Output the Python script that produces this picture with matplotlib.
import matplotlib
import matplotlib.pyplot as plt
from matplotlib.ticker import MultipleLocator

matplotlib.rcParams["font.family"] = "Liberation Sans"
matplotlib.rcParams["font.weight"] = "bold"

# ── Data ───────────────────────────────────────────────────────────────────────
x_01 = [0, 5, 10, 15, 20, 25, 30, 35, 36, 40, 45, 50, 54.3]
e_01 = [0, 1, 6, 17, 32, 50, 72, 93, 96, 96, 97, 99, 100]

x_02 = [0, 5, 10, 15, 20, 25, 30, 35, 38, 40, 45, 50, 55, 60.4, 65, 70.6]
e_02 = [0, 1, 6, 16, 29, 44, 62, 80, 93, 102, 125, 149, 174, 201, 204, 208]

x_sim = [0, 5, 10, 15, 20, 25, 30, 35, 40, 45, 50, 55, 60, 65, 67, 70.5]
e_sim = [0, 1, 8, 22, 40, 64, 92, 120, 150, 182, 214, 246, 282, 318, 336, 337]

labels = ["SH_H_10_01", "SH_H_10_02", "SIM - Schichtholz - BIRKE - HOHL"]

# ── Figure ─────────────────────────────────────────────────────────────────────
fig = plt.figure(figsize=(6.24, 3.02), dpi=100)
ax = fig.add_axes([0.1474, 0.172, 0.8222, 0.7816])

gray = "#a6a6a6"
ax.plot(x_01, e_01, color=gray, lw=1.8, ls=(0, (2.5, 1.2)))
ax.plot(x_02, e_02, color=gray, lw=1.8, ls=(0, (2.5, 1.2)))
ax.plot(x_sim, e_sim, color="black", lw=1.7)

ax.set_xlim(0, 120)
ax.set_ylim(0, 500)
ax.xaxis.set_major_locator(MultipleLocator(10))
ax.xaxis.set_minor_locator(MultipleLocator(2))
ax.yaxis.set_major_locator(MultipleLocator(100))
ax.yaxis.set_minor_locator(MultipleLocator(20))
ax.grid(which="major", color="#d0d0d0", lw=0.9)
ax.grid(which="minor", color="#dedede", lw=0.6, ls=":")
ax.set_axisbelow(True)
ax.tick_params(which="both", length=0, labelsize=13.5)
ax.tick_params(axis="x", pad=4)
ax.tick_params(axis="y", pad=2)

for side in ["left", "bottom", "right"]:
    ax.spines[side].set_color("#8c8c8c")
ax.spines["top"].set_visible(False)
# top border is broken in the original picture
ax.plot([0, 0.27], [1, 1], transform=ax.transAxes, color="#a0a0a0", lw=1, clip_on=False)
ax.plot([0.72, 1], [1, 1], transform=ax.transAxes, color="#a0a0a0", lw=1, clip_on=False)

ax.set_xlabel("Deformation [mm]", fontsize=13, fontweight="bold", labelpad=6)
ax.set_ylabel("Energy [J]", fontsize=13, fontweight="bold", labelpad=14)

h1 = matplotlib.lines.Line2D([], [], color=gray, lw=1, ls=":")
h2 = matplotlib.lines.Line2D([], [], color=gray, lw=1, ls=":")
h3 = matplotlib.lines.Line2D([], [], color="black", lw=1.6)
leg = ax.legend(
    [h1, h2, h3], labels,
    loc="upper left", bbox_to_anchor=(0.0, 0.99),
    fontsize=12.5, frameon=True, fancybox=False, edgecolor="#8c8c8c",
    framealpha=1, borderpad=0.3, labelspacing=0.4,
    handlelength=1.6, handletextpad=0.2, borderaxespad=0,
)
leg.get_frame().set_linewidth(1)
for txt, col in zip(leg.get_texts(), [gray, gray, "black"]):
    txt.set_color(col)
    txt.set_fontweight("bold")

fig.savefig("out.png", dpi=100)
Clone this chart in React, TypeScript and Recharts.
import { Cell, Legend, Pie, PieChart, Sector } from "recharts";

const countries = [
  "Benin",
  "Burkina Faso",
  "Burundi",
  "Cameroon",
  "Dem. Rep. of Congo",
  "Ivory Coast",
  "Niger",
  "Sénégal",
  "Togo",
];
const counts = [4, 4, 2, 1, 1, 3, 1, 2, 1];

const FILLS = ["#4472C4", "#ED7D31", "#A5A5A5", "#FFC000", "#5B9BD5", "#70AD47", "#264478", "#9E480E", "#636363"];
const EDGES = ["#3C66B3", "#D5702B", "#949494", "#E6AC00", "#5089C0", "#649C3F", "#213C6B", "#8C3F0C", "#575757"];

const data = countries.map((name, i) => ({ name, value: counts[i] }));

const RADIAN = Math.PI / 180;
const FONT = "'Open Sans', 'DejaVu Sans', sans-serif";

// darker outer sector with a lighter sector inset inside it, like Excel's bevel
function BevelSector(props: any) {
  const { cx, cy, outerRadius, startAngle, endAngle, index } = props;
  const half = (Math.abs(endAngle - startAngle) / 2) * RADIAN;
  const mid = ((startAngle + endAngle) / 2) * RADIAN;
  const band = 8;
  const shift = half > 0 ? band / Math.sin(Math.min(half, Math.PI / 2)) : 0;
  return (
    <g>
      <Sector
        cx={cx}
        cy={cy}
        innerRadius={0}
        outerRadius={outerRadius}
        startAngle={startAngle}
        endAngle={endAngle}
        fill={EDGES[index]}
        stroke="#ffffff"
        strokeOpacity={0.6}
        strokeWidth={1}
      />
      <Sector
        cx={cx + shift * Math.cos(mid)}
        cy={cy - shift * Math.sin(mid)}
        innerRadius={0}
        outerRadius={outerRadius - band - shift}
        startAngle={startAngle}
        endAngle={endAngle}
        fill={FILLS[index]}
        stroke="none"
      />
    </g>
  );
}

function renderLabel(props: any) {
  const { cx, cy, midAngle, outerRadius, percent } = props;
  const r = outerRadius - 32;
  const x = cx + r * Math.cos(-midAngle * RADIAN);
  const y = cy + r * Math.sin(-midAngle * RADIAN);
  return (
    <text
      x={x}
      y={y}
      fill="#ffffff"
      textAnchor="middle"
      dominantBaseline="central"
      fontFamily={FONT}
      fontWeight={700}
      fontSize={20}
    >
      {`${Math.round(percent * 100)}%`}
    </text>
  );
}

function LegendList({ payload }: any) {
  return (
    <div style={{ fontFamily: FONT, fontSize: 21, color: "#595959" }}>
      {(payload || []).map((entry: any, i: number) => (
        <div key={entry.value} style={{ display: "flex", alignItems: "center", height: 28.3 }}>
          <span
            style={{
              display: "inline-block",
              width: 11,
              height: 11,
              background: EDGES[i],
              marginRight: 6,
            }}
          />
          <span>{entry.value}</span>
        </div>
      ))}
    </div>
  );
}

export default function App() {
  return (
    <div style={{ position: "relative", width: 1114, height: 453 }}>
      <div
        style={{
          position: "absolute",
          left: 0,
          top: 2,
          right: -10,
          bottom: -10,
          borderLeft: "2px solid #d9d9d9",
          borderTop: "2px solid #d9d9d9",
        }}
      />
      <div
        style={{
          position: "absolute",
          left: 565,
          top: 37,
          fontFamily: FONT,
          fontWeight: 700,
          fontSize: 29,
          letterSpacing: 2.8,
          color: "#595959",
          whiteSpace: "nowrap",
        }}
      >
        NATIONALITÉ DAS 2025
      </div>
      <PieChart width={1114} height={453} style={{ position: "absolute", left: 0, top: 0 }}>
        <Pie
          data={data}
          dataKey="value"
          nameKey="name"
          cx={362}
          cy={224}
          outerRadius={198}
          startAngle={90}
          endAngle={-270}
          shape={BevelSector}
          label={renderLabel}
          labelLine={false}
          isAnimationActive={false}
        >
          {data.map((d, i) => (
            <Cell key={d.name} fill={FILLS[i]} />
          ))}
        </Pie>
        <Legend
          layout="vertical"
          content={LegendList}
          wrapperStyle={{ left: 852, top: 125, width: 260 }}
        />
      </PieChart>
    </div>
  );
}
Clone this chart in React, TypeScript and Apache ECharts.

* **WHAT IS BEING ASKED**
Give again, word for word, the lines of the listing, starting at its first line and ending with the line containing "201, 204, 208]".

* **WRITTEN SOLUTION**
Output the Python script that produces this picture with matplotlib.
import matplotlib
import matplotlib.pyplot as plt
from matplotlib.ticker import MultipleLocator

matplotlib.rcParams["font.family"] = "Liberation Sans"
matplotlib.rcParams["font.weight"] = "bold"

# ── Data ───────────────────────────────────────────────────────────────────────
x_01 = [0, 5, 10, 15, 20, 25, 30, 35, 36, 40, 45, 50, 54.3]
e_01 = [0, 1, 6, 17, 32, 50, 72, 93, 96, 96, 97, 99, 100]

x_02 = [0, 5, 10, 15, 20, 25, 30, 35, 38, 40, 45, 50, 55, 60.4, 65, 70.6]
e_02 = [0, 1, 6, 16, 29, 44, 62, 80, 93, 102, 125, 149, 174, 201, 204, 208]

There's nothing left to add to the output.